---- DATA SECTION

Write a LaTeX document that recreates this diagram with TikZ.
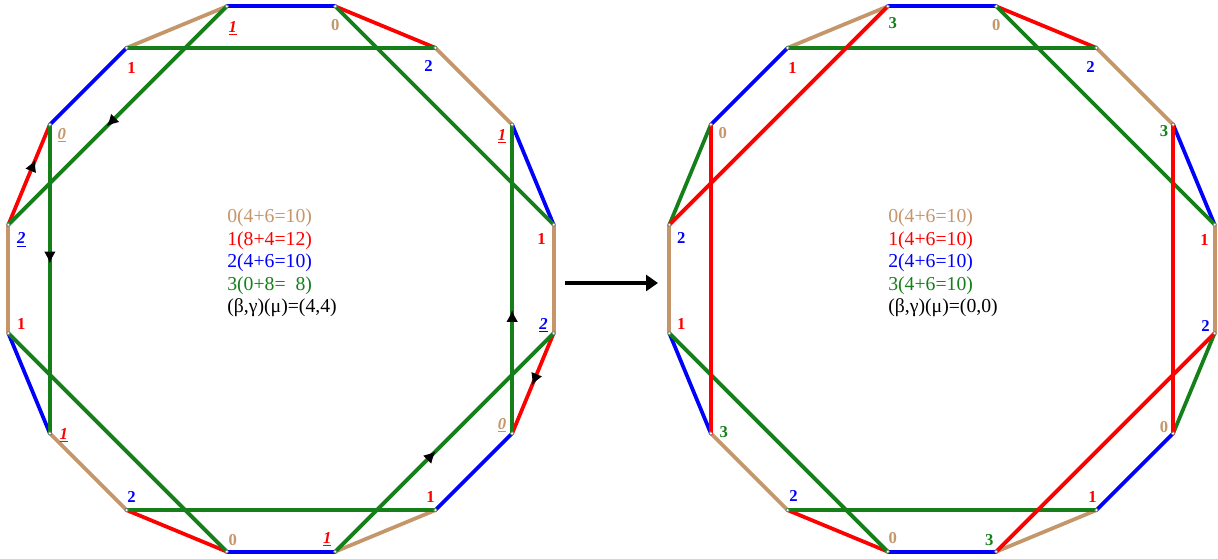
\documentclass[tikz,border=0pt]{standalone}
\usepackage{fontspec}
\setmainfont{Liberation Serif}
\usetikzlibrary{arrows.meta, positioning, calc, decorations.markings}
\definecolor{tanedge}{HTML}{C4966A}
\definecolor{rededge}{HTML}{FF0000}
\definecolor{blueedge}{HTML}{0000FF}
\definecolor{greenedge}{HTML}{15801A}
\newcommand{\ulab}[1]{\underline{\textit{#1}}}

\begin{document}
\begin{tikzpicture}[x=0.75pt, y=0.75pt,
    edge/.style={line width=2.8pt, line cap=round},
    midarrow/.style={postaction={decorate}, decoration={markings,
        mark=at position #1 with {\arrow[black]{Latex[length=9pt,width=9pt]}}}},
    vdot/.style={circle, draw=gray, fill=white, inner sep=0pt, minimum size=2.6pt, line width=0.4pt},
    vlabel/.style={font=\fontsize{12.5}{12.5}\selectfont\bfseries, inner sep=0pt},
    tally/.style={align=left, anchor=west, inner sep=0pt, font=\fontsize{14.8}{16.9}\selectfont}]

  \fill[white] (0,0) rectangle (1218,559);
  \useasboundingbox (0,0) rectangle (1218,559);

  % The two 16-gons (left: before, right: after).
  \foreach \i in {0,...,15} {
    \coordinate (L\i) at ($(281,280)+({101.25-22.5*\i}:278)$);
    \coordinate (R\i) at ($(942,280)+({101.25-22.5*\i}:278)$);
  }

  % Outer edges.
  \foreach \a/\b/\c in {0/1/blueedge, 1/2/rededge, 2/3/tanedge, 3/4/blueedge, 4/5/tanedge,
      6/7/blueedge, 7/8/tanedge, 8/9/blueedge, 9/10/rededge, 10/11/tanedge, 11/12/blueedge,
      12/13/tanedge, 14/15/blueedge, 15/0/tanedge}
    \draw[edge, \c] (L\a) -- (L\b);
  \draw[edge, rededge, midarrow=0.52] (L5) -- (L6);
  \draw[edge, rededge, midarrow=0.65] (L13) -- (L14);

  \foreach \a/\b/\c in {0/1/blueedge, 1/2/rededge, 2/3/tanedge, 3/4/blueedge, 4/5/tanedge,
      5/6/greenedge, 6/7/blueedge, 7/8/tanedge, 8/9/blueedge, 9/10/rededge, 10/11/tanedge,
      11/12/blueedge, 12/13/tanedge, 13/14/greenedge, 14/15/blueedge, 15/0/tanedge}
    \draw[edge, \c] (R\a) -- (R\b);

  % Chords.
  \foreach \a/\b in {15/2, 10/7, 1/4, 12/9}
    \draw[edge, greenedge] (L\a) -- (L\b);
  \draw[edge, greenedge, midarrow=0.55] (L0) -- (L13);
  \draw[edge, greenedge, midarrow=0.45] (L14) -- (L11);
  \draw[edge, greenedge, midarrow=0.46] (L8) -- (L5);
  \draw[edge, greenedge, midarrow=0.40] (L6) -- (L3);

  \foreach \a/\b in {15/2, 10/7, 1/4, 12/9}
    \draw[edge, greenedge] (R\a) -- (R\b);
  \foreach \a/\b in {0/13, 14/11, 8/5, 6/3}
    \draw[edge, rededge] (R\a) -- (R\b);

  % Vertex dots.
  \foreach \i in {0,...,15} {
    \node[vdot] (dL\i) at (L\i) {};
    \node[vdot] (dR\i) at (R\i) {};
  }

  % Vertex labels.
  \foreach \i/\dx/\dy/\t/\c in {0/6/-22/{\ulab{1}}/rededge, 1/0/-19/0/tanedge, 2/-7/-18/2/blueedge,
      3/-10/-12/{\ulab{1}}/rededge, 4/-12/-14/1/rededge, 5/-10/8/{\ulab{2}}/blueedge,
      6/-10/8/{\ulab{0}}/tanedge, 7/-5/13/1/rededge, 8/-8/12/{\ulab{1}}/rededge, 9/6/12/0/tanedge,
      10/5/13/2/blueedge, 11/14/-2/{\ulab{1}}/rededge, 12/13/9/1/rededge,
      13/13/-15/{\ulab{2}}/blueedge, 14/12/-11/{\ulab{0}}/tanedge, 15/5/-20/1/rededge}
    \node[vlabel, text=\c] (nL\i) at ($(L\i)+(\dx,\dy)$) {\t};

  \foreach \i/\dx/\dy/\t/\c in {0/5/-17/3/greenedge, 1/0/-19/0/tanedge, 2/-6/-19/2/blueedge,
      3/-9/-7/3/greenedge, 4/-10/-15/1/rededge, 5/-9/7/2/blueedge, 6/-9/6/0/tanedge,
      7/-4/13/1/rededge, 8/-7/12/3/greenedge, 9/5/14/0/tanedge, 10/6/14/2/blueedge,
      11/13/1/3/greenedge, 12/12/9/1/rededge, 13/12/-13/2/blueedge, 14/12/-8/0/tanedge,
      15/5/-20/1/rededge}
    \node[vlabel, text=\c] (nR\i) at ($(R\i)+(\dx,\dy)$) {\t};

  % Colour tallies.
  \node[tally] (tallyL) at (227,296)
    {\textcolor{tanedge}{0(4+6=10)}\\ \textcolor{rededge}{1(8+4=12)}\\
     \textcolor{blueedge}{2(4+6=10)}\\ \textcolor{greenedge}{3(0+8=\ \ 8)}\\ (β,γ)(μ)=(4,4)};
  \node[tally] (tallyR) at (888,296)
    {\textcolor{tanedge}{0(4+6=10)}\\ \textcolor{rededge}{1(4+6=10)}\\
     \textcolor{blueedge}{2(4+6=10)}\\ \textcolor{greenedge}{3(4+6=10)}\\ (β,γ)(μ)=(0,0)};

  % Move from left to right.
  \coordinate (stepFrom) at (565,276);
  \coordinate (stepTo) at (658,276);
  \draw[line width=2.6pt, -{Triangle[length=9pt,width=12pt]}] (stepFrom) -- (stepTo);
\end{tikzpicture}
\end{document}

--------

### SET EXERCISE
Find all the lines containing "with" in the material, then copy them.

### ANSWER IN FULL
Write a LaTeX document that recreates this diagram with TikZ.
        mark=at position #1 with {\arrow[black]{Latex[length=9pt,width=9pt]}}}},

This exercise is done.